- [SOURCE MATERIAL]
□ □ □ □
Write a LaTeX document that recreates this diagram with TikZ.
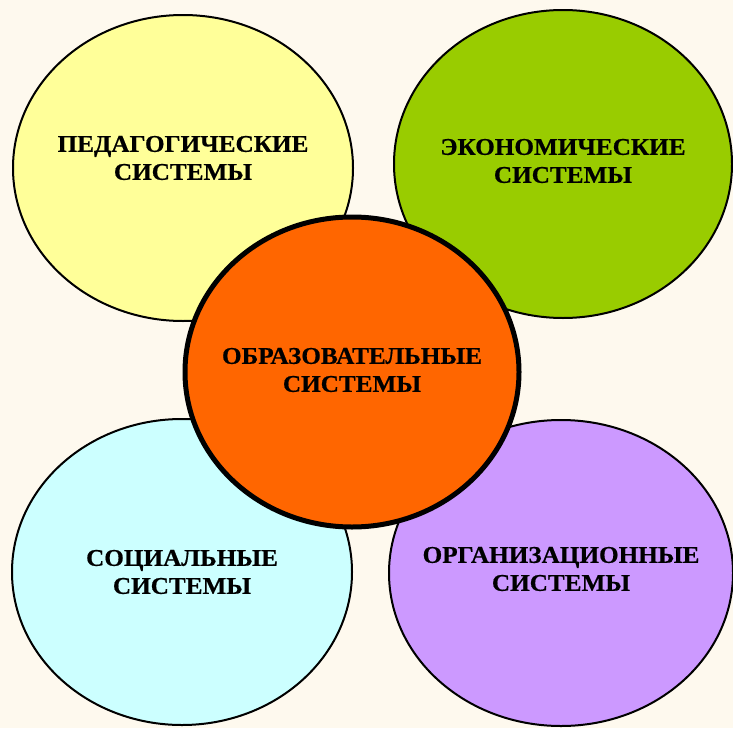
□ □ □ □
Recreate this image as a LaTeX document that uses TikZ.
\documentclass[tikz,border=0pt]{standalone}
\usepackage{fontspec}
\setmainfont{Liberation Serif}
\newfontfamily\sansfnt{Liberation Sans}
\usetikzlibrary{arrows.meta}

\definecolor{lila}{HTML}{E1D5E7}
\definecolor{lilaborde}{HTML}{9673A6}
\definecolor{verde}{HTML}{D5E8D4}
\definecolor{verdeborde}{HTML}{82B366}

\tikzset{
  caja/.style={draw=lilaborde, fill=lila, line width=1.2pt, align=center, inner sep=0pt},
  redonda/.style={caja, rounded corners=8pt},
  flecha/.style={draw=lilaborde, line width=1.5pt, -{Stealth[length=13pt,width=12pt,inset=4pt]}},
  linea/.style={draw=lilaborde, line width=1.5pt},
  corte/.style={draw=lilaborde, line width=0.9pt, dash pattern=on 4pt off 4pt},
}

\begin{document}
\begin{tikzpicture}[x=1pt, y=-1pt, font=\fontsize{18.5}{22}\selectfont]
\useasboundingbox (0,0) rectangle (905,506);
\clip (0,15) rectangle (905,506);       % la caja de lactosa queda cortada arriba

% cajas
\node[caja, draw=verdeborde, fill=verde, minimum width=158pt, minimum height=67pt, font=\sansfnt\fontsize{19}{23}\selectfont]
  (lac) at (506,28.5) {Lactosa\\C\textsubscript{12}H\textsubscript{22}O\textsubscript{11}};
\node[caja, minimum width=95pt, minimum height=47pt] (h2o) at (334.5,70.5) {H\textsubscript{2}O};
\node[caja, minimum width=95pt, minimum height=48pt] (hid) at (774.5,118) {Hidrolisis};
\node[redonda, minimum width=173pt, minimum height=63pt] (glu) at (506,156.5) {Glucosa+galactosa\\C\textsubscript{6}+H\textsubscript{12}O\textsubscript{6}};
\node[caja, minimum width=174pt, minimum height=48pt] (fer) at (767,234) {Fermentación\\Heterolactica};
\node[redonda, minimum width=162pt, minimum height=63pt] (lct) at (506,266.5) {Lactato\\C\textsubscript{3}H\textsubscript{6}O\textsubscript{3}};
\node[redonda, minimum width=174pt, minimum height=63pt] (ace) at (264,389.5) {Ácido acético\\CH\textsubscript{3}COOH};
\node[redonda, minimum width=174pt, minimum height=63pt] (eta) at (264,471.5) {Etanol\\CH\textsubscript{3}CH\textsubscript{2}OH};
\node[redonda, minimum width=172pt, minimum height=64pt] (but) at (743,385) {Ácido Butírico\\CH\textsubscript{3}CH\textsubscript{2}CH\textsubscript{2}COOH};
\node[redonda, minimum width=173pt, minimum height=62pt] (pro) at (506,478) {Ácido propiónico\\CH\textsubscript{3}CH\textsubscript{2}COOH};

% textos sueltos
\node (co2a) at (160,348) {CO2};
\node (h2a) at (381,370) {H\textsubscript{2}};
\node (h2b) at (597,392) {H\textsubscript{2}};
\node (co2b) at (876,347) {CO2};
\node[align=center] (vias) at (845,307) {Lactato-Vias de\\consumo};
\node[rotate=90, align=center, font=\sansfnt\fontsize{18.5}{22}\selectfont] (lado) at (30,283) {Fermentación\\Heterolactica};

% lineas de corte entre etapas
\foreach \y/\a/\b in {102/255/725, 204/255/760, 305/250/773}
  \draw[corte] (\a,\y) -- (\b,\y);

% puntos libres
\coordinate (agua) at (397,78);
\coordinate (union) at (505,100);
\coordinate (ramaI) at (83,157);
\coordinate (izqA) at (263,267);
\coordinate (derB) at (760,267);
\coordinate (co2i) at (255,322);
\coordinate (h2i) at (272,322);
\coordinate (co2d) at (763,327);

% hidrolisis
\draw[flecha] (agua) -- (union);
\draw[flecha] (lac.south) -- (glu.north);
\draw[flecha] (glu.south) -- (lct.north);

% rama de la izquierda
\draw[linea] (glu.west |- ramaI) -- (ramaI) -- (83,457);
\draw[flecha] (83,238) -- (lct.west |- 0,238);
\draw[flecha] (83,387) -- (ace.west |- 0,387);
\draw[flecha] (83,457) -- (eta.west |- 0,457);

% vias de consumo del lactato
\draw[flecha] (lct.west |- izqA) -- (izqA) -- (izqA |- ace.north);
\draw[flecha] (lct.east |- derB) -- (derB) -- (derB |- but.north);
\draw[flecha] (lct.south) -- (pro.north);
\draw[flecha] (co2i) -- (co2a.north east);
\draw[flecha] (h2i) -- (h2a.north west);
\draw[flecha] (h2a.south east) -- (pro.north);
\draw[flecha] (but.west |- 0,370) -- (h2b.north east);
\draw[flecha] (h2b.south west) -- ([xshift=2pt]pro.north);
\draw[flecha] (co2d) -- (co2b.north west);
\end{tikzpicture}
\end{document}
□ □ □ □
- [REQUIREMENTS] Search the records for the word "this" and copy every line where it occurs.

- [THE REPLY]
Write a LaTeX document that recreates this diagram with TikZ.
Recreate this image as a LaTeX document that uses TikZ.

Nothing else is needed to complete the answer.